From LGBT History Project
Revision as of 17:06, 13 July 2026 by LGBT-HP (talk | contribs) (Created page with "'''DTPM''' ('''Demens Trelirium Post Meridien''') was a London club night founded in 1993 by promoter '''Lee Freeman''', running every Sunday and widely regarded as one of the finest gay and polysexual nights the city has produced. The name – mock-Latin for something like "afternoon madness" – reflected its identity as a Sunday tea dance for serious clubbers, many of them arriving directly from Trade, the legendary after-hours night at Turnmills. DTPM billed itse...")
(diff) ← Older revision | Latest revision (diff) | Newer revision → (diff)

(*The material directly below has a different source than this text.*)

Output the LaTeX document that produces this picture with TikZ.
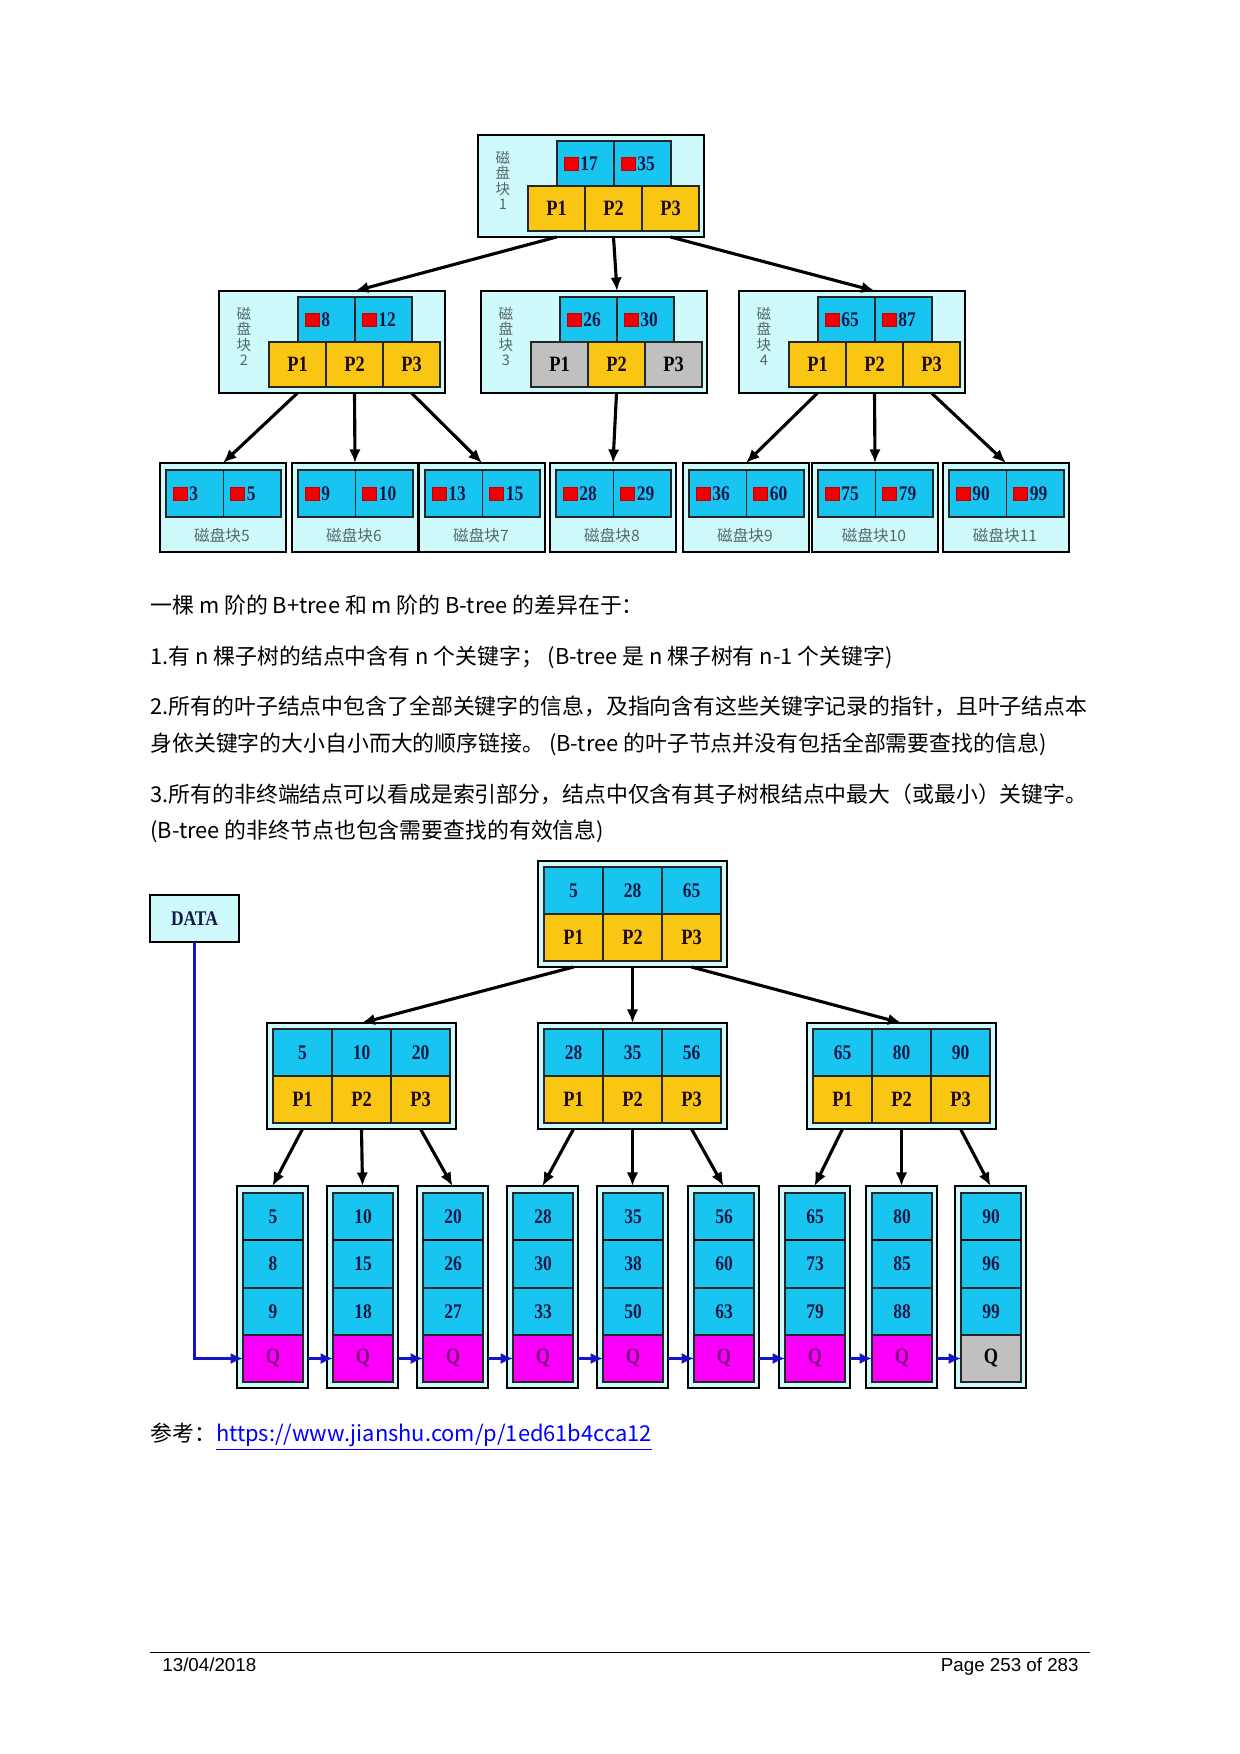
\documentclass[tikz,border=0pt]{standalone}
\usepackage{fontspec}
\usetikzlibrary{arrows.meta}
\setmainfont{Liberation Serif}
\newfontfamily\cjk{Noto Sans CJK SC}
\newfontfamily\cellfont{Liberation Serif}[FakeStretch=0.84]
\newfontfamily\footfont{Liberation Sans}

\definecolor{framebg}{RGB}{207,250,252}
\definecolor{keybg}{RGB}{24,196,240}
\definecolor{pbg}{RGB}{250,198,20}
\definecolor{greybg}{RGB}{192,192,192}
\definecolor{qbg}{RGB}{250,0,250}
\definecolor{keyred}{RGB}{240,0,0}
\definecolor{numink}{RGB}{20,24,70}
\definecolor{pinkink}{RGB}{30,10,25}
\definecolor{qink}{RGB}{128,0,128}
\definecolor{diskink}{RGB}{85,105,105}
\definecolor{chainblue}{RGB}{20,20,200}
\definecolor{linkblue}{RGB}{0,0,255}

% one drawing unit = one pixel of a 150 dpi A4 page
\newcommand{\pxu}{0.48pt}

\tikzset{
  wh/.style 2 args={minimum width=#1*\pxu, minimum height=#2*\pxu},
  frame/.style={draw=black, fill=framebg, line width=0.9pt, inner sep=0pt, outer sep=0pt, anchor=north west},
  cell/.style={draw=black!85, line width=0.6pt, inner sep=0pt, outer sep=0pt, anchor=north west,
    font=\cellfont\bfseries\fontsize{10.5}{11}\selectfont},
  keycell/.style={cell, fill=keybg, text=numink, font=\cellfont\bfseries\fontsize{10}{11}\selectfont},
  pcell/.style={cell, fill=pbg, text=pinkink},
  greycell/.style={cell, fill=greybg, text=black},
  qcell/.style={cell, fill=qbg, text=qink},
  redsq/.style={fill=keyred, draw=red!75!black, line width=0.3pt, inner sep=0pt, wh={14}{13}},
  keynum/.style={inner sep=0.8pt, anchor=west, text=numink, font=\cellfont\bfseries\fontsize{10}{11}\selectfont},
  disklabel/.style={anchor=north, inner sep=0pt, align=center, text=diskink,
    font=\cjk\fontsize{7}{7.3}\selectfont},
  leaflabel/.style={inner sep=0pt, text=diskink, font=\cjk\fontsize{7.5}{8}\selectfont},
  treearrow/.style={line width=1.5pt, black, -{Latex[length=6.5pt,width=5.5pt]}},
  chain/.style={line width=1.4pt, chainblue, -{Latex[length=6pt,width=5.5pt]}},
  bodytext/.style={anchor=base west, inner sep=0pt, font=\cjk\fontsize{10.5}{12}\selectfont},
  foot/.style={inner sep=0pt, font=\footfont\fontsize{9}{10}\selectfont},
}

% red marker plus key value inside a key cell
\newcommand{\redkey}[2]{%
  \node[redsq] (#1sq) at ([xshift=14*\pxu]#1.west) {};
  \node[keynum] (#1num) at (#1sq.east) {#2};
}

% disk block of the B-tree: name, x, y, block number, key1, key2, styles of P1..P3
\newcommand{\topnode}[9]{%
  \node[frame, wh={226}{102}] (#1) at (#2,#3) {};
  \node[#7, wh={57}{45}] (#1p1) at (#2+50,#3+51) {P1};
  \node[#8, wh={57}{45}] (#1p2) at (#2+107,#3+51) {P2};
  \node[#9, wh={57}{45}] (#1p3) at (#2+164,#3+51) {P3};
  \node[keycell, wh={57}{45}] (#1k1) at (#2+79,#3+6) {};
  \node[keycell, wh={57}{45}] (#1k2) at (#2+136,#3+6) {};
  \redkey{#1k1}{#5}
  \redkey{#1k2}{#6}
  \node[disklabel] (#1lab) at (#2+25,#3+16) {磁\\盘\\块\\#4};
}

% leaf disk block of the B-tree: name, x, key1, key2, caption
\newcommand{\topleaf}[5]{%
  \node[frame, wh={126}{89}] (#1) at (#2,463) {};
  \node[keycell, wh={57.5}{47}] (#1k1) at (#2+6,470) {};
  \node[keycell, wh={57.5}{47}] (#1k2) at (#2+63.5,470) {};
  \redkey{#1k1}{#3}
  \redkey{#1k2}{#4}
  \node[leaflabel] (#1lab) at (#2+62,535) {#5};
}

% inner node of the B+tree: name, x, y, three keys
\newcommand{\bnode}[6]{%
  \node[frame, wh={189}{106}] (#1) at (#2,#3) {};
  \node[keycell, wh={59}{47}] (#1k1) at (#2+6,#3+6) {#4};
  \node[keycell, wh={59}{47}] (#1k2) at (#2+65,#3+6) {#5};
  \node[keycell, wh={59}{47}] (#1k3) at (#2+124,#3+6) {#6};
  \node[pcell, wh={59}{47}] (#1p1) at (#2+6,#3+53) {P1};
  \node[pcell, wh={59}{47}] (#1p2) at (#2+65,#3+53) {P2};
  \node[pcell, wh={59}{47}] (#1p3) at (#2+124,#3+53) {P3};
}

% leaf of the B+tree: name, x, three keys, style of the Q cell
\newcommand{\bleaf}[6]{%
  \node[frame, wh={71}{202}] (#1) at (#2,1186) {};
  \node[keycell, wh={60}{47}] (#1a) at (#2+6,1193) {#3};
  \node[keycell, wh={60}{48}] (#1b) at (#2+6,1240) {#4};
  \node[keycell, wh={60}{47}] (#1c) at (#2+6,1288) {#5};
  \node[#6, wh={60}{47}] (#1q) at (#2+6,1335) {Q};
  \draw[line width=1.4pt] (#1a.south west) -- (#1a.south east);
}

\begin{document}
\begin{tikzpicture}[x=0.48pt, y=-0.48pt]
\fill[white] (0,0) rectangle (1240,1754);
\useasboundingbox (0,0) rectangle (1240,1754);

% ---------- B-tree ----------
\topnode{root}{478}{135}{1}{17}{35}{pcell}{pcell}{pcell}
\topnode{nb}{219}{291}{2}{8}{12}{pcell}{pcell}{pcell}
\topnode{nc}{481}{291}{3}{26}{30}{greycell}{pcell}{greycell}
\topnode{nd}{739}{291}{4}{65}{87}{pcell}{pcell}{pcell}

\topleaf{la}{160}{3}{5}{磁盘块5}
\topleaf{lb}{292}{9}{10}{磁盘块6}
\topleaf{lc}{419}{13}{15}{磁盘块7}
\topleaf{ld}{550}{28}{29}{磁盘块8}
\topleaf{le}{683}{36}{60}{磁盘块9}
\topleaf{lf}{812}{75}{79}{磁盘块10}
\topleaf{lg}{943}{90}{99}{磁盘块11}

\draw[treearrow] (rootp1 |- root.south) -- (nbk1.east |- nb.north);
\draw[treearrow] (rootp2 |- root.south) -- (nck1.east |- nc.north);
\draw[treearrow] (rootp3 |- root.south) -- (ndk1.east |- nd.north);
\draw[treearrow] (nbp1 |- nb.south) -- (la.north);
\draw[treearrow] (nbp2 |- nb.south) -- (lb.north);
\draw[treearrow] (nbp3 |- nb.south) -- (lc.north);
\draw[treearrow] (ncp2 |- nc.south) -- (ld.north);
\draw[treearrow] (ndp1 |- nd.south) -- (le.north);
\draw[treearrow] (ndp2 |- nd.south) -- (lf.north);
\draw[treearrow] (ndp3 |- nd.south) -- (lg.north);

% ---------- text ----------
\node[bodytext] (t1) at (150,613) {一棵 m 阶的 B+tree 和 m 阶的 B-tree 的差异在于：};
\node[bodytext] (t2) at (150,664) {1.有 n 棵子树的结点中含有 n 个关键字； (B-tree 是 n 棵子树有 n-1 个关键字)};
\node[bodytext] (t3) at (150,714) {2.所有的叶子结点中包含了全部关键字的信息，及指向含有这些关键字记录的指针，且叶子结点本};
\node[bodytext] (t4) at (150,751) {身依关键字的大小自小而大的顺序链接。 (B-tree 的叶子节点并没有包括全部需要查找的信息)};
\node[bodytext] (t5) at (150,802) {3.所有的非终端结点可以看成是索引部分，结点中仅含有其子树根结点中最大（或最小）关键字。};
\node[bodytext] (t6) at (150,838) {(B-tree 的非终节点也包含需要查找的有效信息)};

% ---------- B+tree ----------
\node[frame, wh={89}{47}, font=\cellfont\bfseries\fontsize{10}{11}\selectfont, text=numink] (data) at (150,895) {DATA};

\bnode{broot}{538}{861}{5}{28}{65}
\bnode{bl}{267}{1023}{5}{10}{20}
\bnode{bm}{538}{1023}{28}{35}{56}
\bnode{br}{807}{1023}{65}{80}{90}

\bleaf{qa}{237}{5}{8}{9}{qcell}
\bleaf{qb}{327}{10}{15}{18}{qcell}
\bleaf{qc}{417}{20}{26}{27}{qcell}
\bleaf{qd}{507}{28}{30}{33}{qcell}
\bleaf{qe}{597}{35}{38}{50}{qcell}
\bleaf{qf}{688}{56}{60}{63}{qcell}
\bleaf{qg}{779}{65}{73}{79}{qcell}
\bleaf{qh}{866}{80}{85}{88}{qcell}
\bleaf{qi}{955}{90}{96}{99}{greycell}

\draw[treearrow] (brootp1 |- broot.south) -- (bl.north);
\draw[treearrow] (brootp2 |- broot.south) -- (bm.north);
\draw[treearrow] (brootp3 |- broot.south) -- (br.north);
\draw[treearrow] (blp1 |- bl.south) -- (qa.north);
\draw[treearrow] (blp2 |- bl.south) -- (qb.north);
\draw[treearrow] (blp3 |- bl.south) -- (qc.north);
\draw[treearrow] (bmp1 |- bm.south) -- (qd.north);
\draw[treearrow] (bmp2 |- bm.south) -- (qe.north);
\draw[treearrow] (bmp3 |- bm.south) -- (qf.north);
\draw[treearrow] (brp1 |- br.south) -- (qg.north);
\draw[treearrow] (brp2 |- br.south) -- (qh.north);
\draw[treearrow] (brp3 |- br.south) -- (qi.north);

% sequential links between the leaves
\draw[chain] (data.south) -- (data.south |- qaq.west) -- (qaq.west);
\draw[chain] (qa.east |- qaq.center) -- (qbq.west);
\draw[chain] (qb.east |- qbq.center) -- (qcq.west);
\draw[chain] (qc.east |- qcq.center) -- (qdq.west);
\draw[chain] (qd.east |- qdq.center) -- (qeq.west);
\draw[chain] (qe.east |- qeq.center) -- (qfq.west);
\draw[chain] (qf.east |- qfq.center) -- (qgq.west);
\draw[chain] (qg.east |- qgq.center) -- (qhq.west);
\draw[chain] (qh.east |- qhq.center) -- (qiq.west);

% ---------- reference and footer ----------
\node[bodytext] (ref) at (150,1441) {参考：\textcolor{linkblue}{\underline{https://www.jianshu.com/p/1ed61b4cca12}}};

\draw[line width=0.5pt] (150,1652) -- (1090,1652);
\node[foot, anchor=base west] (date) at (162,1671) {13/04/2018};
\node[foot, anchor=base east] (page) at (1079,1671) {Page 253 of 283};
\end{tikzpicture}
\end{document}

DTPM (Demens Trelirium Post Meridien) was a London club night founded in 1993 by promoter Lee Freeman, running every Sunday and widely regarded as one of the finest gay and polysexual nights the city has produced. The name – mock-Latin for something like "afternoon madness" – reflected its identity as a Sunday tea dance for serious clubbers, many of them arriving directly from Trade, the legendary after-hours night at Turnmills. DTPM billed itself as "polysexual, not gay or straight," and its crowd reflected that: diverse, fashion-conscious, and there for the music.

The night launched in April 1993 at Villa Stefano in Holborn, a basement bar-restaurant next to Holborn tube that functioned as a restaurant on weekdays and a club on Sundays. It moved to Bar Rumba in May 1994 and The End in January 1995, before settling at Fabric on Charterhouse Street from 1999, where it ran for eight years. Its final home was the Trocadero on Piccadilly Circus.

The resident DJs included Smokin Jo, Alan Thompson, Steve Thomas, Miquel Pellitero, Mark Westhenry, and Oliver Mohns. The music policy – deep and funky, progressing deliberately through the afternoon and into the evening – was central to DTPM's identity at a time when much of London's gay scene was not known for musical seriousness.

At its peak DTPM attracted celebrities alongside its loyal regular crowd, and its Sunday sessions became a defining social institution of late 1990s and early 2000s queer London. The description of Sunday afternoon at Villa Stefano in its early days – "the after-hours haunt of the most extreme and flamboyant members of the London gay scene, arriving Sunday lunchtime very much the worse for wear" – gives some sense of the atmosphere it maintained across its venues and its decade-plus run.